Abu Tholib menukil bahwa seorang laki-laki bertanya kepada Abu Abdillah –maksudnya Ahmad bin Hanbal–: “Bagaimanakah qalbuku bisa lembut?” Ahmad bin Hanbal berkata: “Masukilah tempat pemakaman dan usaplah kepala anak yatim”.
Dan di antara sebab tersebut adalah: banyak mengingat kematian. Ibnu Abid Dun-ya meriwayatkan dengan sanadnya, dari Mansur bin Abdirrohman, dari Shofiyyah dia berkata: “Ada seorang wanita yang datang kepada Aisyah mengeluhkan kekerasaan qalbunya. Maka Aisyah berkata: “Perbanyaklah mengingat kematian maka qalbumu akan lembut dan engkau akan mendapatkan apa yang kau inginkan”. Shofiyyah berkata: “Maka wanita itu mengerjakan apa yang disarankan oleh Aisyah, dan ia pun merasakan hidayah dalam qalbunya. Ia pun datang kembali dan berterima kasih kepada Aisyah rodhiyallaahu’anha”.
Lebih dari seorang dari kalangan ulama Salaf -termasuk di antaranya Sa’id bin Jubair dan Robi’ bin Abu Rosyid- yang telah berkata: “Seandainya mengingat kematian itu lenyap dari qalbu kami walaupun sesaat saja, maka rusaklah qalbu kami”.
Dalam As Sunan, dari Rasulullah shollallaahu’alayhiwasallam beliau bersabda: “Perbanyaklah mengingat pemutus kelezatan,” yaitu: Kematian.
Dan diriwayatkan secara mursal dari ‘Athoo` Al-Khuroosaaniy, dia berkata: “Rasulullah shollallaahu’alayhiwasallam melewati sebuah majlis yang dipenuhi gelak tawa, maka beliau berkata: “Seriuskanlah majlis kalian dengan mengingat pengeruh kenikmatan. Para Sahabat berkata: “Apakah pengeruh kenikmatan itu wahai Rasulullah?” Beliau berkata: “Kematian”.

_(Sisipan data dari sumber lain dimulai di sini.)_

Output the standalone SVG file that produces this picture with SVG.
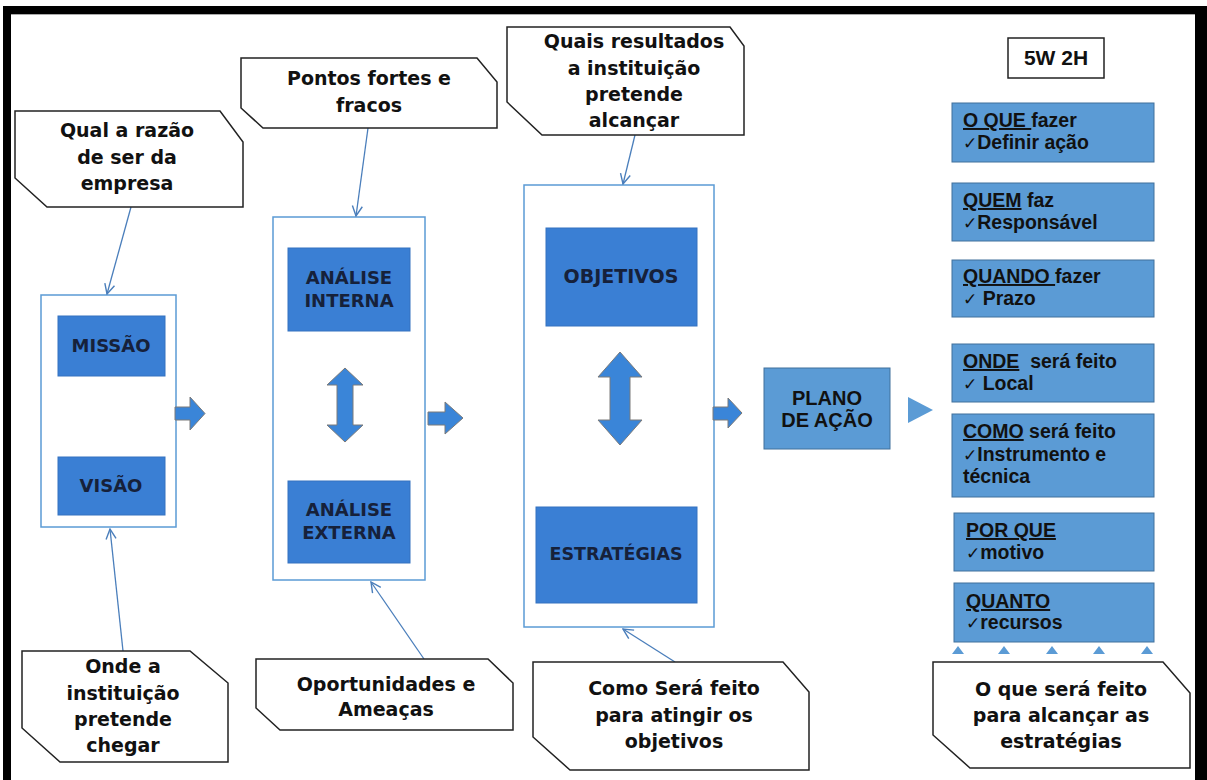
<svg xmlns="http://www.w3.org/2000/svg" width="1207" height="780" viewBox="0 0 1207 780">
<defs>
<style>
.frame{fill:#000}
.call{fill:#fff;stroke:#222;stroke-width:1.5}
.ct{font-family:"DejaVu Sans",Verdana,sans-serif;font-weight:bold;font-size:19px;fill:#111;text-anchor:middle}
.cont{fill:#fff;stroke:#5B9BD5;stroke-width:1.5}
.dbox{fill:#3A7FD4;stroke:#3572C0;stroke-width:1}
.dt{font-family:"DejaVu Sans",Verdana,sans-serif;font-weight:bold;font-size:18px;fill:#16213a;text-anchor:middle}
.lbox{fill:#5B9BD5;stroke:#41719C;stroke-width:1}
.lt{font-family:"Liberation Sans",Arial,sans-serif;font-weight:bold;font-size:19.5px;fill:#111}
.ck{font-family:"DejaVu Sans",sans-serif;font-weight:normal;font-size:17px}
.barrow{fill:#3A85D8;stroke:#7a7a7a;stroke-width:1}
.conn{fill:none;stroke:#4A7EBB;stroke-width:1.3}
.tri{fill:#5B9BD5}
</style>
<marker id="oa" viewBox="0 0 12 12" refX="11" refY="6" markerWidth="12" markerHeight="12" markerUnits="userSpaceOnUse" orient="auto">
<path d="M1,1 L11,6 L1,11" fill="none" stroke="#4A7EBB" stroke-width="1.4"/>
</marker>
</defs>
<rect width="1207" height="780" fill="#fff"/>
<g id="frame">
<rect class="frame" x="3" y="6" width="1204" height="8"/>
<rect class="frame" x="3" y="6" width="8" height="774"/>
<rect class="frame" x="1195" y="6" width="12" height="774"/>
<line x1="11" y1="14.5" x2="1195" y2="14.5" stroke="#aaa" stroke-width="1"/>
</g>

<g id="containers">
<rect id="c-missao" class="cont" x="41" y="295" width="135" height="232"/>
<rect id="c-analise" class="cont" x="273" y="217" width="152" height="363"/>
<rect id="c-objetivos" class="cont" x="524" y="185" width="190" height="442"/>
</g>

<g id="connectors">
<line class="conn" x1="131" y1="207" x2="107" y2="294" marker-end="url(#oa)"/>
<line class="conn" x1="368" y1="128" x2="356" y2="216" marker-end="url(#oa)"/>
<line class="conn" x1="635" y1="135" x2="623" y2="184" marker-end="url(#oa)"/>
<line class="conn" x1="123" y1="651" x2="110" y2="529" marker-end="url(#oa)"/>
<line class="conn" x1="424" y1="659" x2="371" y2="582" marker-end="url(#oa)"/>
<line class="conn" x1="675" y1="662" x2="623" y2="629" marker-end="url(#oa)"/>
<path class="barrow" d="M175,407 H190 V397 L205,413.5 L190,430 V420 H175 Z"/>
<path class="barrow" d="M428,412 H445 V402 L463,418 L445,434 V425 H428 Z"/>
<path class="barrow" d="M713,407 H728 V398 L742,413 L728,428 V420 H713 Z"/>
<path class="barrow" d="M345,368 L363,385 H353 V425 H363 L345,442 L327,425 H337 V385 H327 Z"/>
<path class="barrow" d="M620,352 L642,377 H630 V420 H642 L620,445 L598,420 H610 V377 H598 Z"/>
<path class="tri" d="M908,397 L933,410 L908,423 Z"/>
<path class="tri" d="M952,654 L958,646 L964,654 Z"/>
<path class="tri" d="M998,654 L1004,646 L1010,654 Z"/>
<path class="tri" d="M1046,654 L1052,646 L1058,654 Z"/>
<path class="tri" d="M1093,654 L1099,646 L1105,654 Z"/>
<path class="tri" d="M1141,654 L1147,646 L1153,654 Z"/>
</g>

<g id="n-qual">
<polygon class="call" points="15,111 220,111 243,142 243,207 47,207 15,178"/>
<text class="ct" x="127" y="137">Qual a razão</text>
<text class="ct" x="127" y="164">de ser da</text>
<text class="ct" x="127" y="190">empresa</text>
</g>
<g id="n-pontos">
<polygon class="call" points="241,58 477,58 497,82 497,128 263,128 241,108"/>
<text class="ct" x="369" y="85">Pontos fortes e</text>
<text class="ct" x="369" y="112">fracos</text>
</g>
<g id="n-quais">
<polygon class="call" points="507,27 730,27 744,46 744,135 542,135 507,102"/>
<text class="ct" x="634" y="48">Quais resultados</text>
<text class="ct" x="634" y="75">a instituição</text>
<text class="ct" x="634" y="101">pretende</text>
<text class="ct" x="634" y="127">alcançar</text>
</g>
<g id="n-onde">
<polygon class="call" points="22,651 190,651 228,683 228,762 60,762 22,728"/>
<text class="ct" x="123" y="673">Onde a</text>
<text class="ct" x="123" y="700">instituição</text>
<text class="ct" x="123" y="726">pretende</text>
<text class="ct" x="123" y="752">chegar</text>
</g>
<g id="n-oport">
<polygon class="call" points="256,659 488,659 513,683 513,730 280,730 256,708"/>
<text class="ct" x="386" y="691">Oportunidades e</text>
<text class="ct" x="386" y="716">Ameaças</text>
</g>
<g id="n-como">
<polygon class="call" points="533,662 783,662 809,692 809,770 570,770 533,737"/>
<text class="ct" x="674" y="695">Como Será feito</text>
<text class="ct" x="674" y="722">para atingir os</text>
<text class="ct" x="674" y="748">objetivos</text>
</g>
<g id="n-oque-call">
<polygon class="call" points="933,662 1163,662 1190,693 1190,768 970,768 933,735"/>
<text class="ct" x="1061" y="696">O que será feito</text>
<text class="ct" x="1061" y="722">para alcançar as</text>
<text class="ct" x="1061" y="748">estratégias</text>
</g>

<g id="n-missao">
<rect class="dbox" x="58" y="316" width="107" height="60"/>
<text class="dt" x="111" y="352">MISSÃO</text>
</g>
<g id="n-visao">
<rect class="dbox" x="58" y="457" width="107" height="58"/>
<text class="dt" x="111" y="492">VISÃO</text>
</g>
<g id="n-interna">
<rect class="dbox" x="288" y="248" width="122" height="83"/>
<text class="dt" x="349" y="284">ANÁLISE</text>
<text class="dt" x="349" y="307">INTERNA</text>
</g>
<g id="n-externa">
<rect class="dbox" x="288" y="481" width="122" height="82"/>
<text class="dt" x="349" y="516">ANÁLISE</text>
<text class="dt" x="349" y="539">EXTERNA</text>
</g>
<g id="n-objetivos">
<rect class="dbox" x="546" y="228" width="151" height="98"/>
<text class="dt" x="621" y="283" style="font-size:19px">OBJETIVOS</text>
</g>
<g id="n-estrategias">
<rect class="dbox" x="536" y="507" width="161" height="96"/>
<text class="dt" x="616" y="560" style="font-size:17.5px">ESTRATÉGIAS</text>
</g>
<g id="n-plano">
<rect class="lbox" x="764" y="368" width="126" height="81"/>
<text class="lt" x="827" y="405" text-anchor="middle" style="font-size:20px">PLANO</text>
<text class="lt" x="827" y="427" text-anchor="middle" style="font-size:20px">DE AÇÃO</text>
</g>

<g id="n-5w2h">
<rect x="1008" y="38" width="96" height="40" fill="#fff" stroke="#222" stroke-width="1.5"/>
<text class="lt" x="1056" y="65" text-anchor="middle" style="font-size:21px">5W 2H</text>
</g>
<g id="n-oque">
<rect class="lbox" x="952" y="103" width="202" height="59"/>
<text class="lt" x="963" y="127"><tspan text-decoration="underline">O QUE </tspan>fazer</text>
<text class="lt" x="963" y="149"><tspan class="ck">✓</tspan>Definir ação</text>
</g>
<g id="n-quem">
<rect class="lbox" x="952" y="183" width="202" height="58"/>
<text class="lt" x="963" y="207"><tspan text-decoration="underline">QUEM</tspan> faz</text>
<text class="lt" x="963" y="229"><tspan class="ck">✓</tspan>Responsável</text>
</g>
<g id="n-quando">
<rect class="lbox" x="952" y="260" width="202" height="57"/>
<text class="lt" x="963" y="283"><tspan text-decoration="underline">QUANDO </tspan>fazer</text>
<text class="lt" x="963" y="305"><tspan class="ck">✓</tspan> Prazo</text>
</g>
<g id="n-onde-box">
<rect class="lbox" x="952" y="344" width="202" height="58"/>
<text class="lt" x="963" y="368" xml:space="preserve"><tspan text-decoration="underline">ONDE</tspan>  será feito</text>
<text class="lt" x="963" y="390"><tspan class="ck">✓</tspan> Local</text>
</g>
<g id="n-como-box">
<rect class="lbox" x="952" y="414" width="202" height="83"/>
<text class="lt" x="963" y="438"><tspan text-decoration="underline">COMO</tspan> será feito</text>
<text class="lt" x="963" y="461"><tspan class="ck">✓</tspan>Instrumento e</text>
<text class="lt" x="963" y="483">técnica</text>
</g>
<g id="n-porque">
<rect class="lbox" x="954" y="513" width="200" height="58"/>
<text class="lt" x="966" y="537" text-decoration="underline">POR QUE</text>
<text class="lt" x="966" y="559"><tspan class="ck">✓</tspan>motivo</text>
</g>
<g id="n-quanto">
<rect class="lbox" x="954" y="583" width="200" height="59"/>
<text class="lt" x="966" y="608" text-decoration="underline">QUANTO</text>
<text class="lt" x="966" y="629"><tspan class="ck">✓</tspan>recursos</text>
</g>
</svg>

Dan di antara sebab dalam menghilangkan kekerasan qalbu adalah: Ziarah kubur dengan memikirkan keadaan para penghuninya dan tempat kembali mereka. Dan telah berlalu ucapan Imam Ahmad kepada orang yang bertanya kepadanya mengenai apa yang dapat melembutkan qalbu. Beliau berkata: “Masuklah ke tempat pemakaman”.
Dan telah shahih dalam Shahih Muslim dari Abu Hurairah dari Rasulullah shollallaahu’alaihi wasallam, bahwa beliau bersabda: “Ziarahilah pekuburan, karena itu akan mengingatkan kepada kematian”.
Dan dari Buraidah, sesungguhnya Rasulullah shollallaahu’alayhiwasallam bersabda: “Aku pernah melarang kalian dari menziarahi kuburan, maka (sekarang) ziarahilah karena itu mengingatkan kalian kepada akhirat”. (HR. Ahmad dan At-Tirmidziy dan ia menshahihkannya)
Dari Anas: Sesungguhnya Rasulullah shollallaahu’alayhiwasallam bersabda: “Aku pernah melarang kalian dari menziarahi kuburan. Kemudian telah nampak bagiku bahwa ia dapat melembutkan qalbu dan membuat air mata berlinang serta mengingatkan pada akhirat. Maka ziarahilah pemakaman tapi janganlah kalian mengatakan kata-kata keji (di dalamnya)”. (HR. Imam Ahmad dan Ibnu Abid Dun-ya)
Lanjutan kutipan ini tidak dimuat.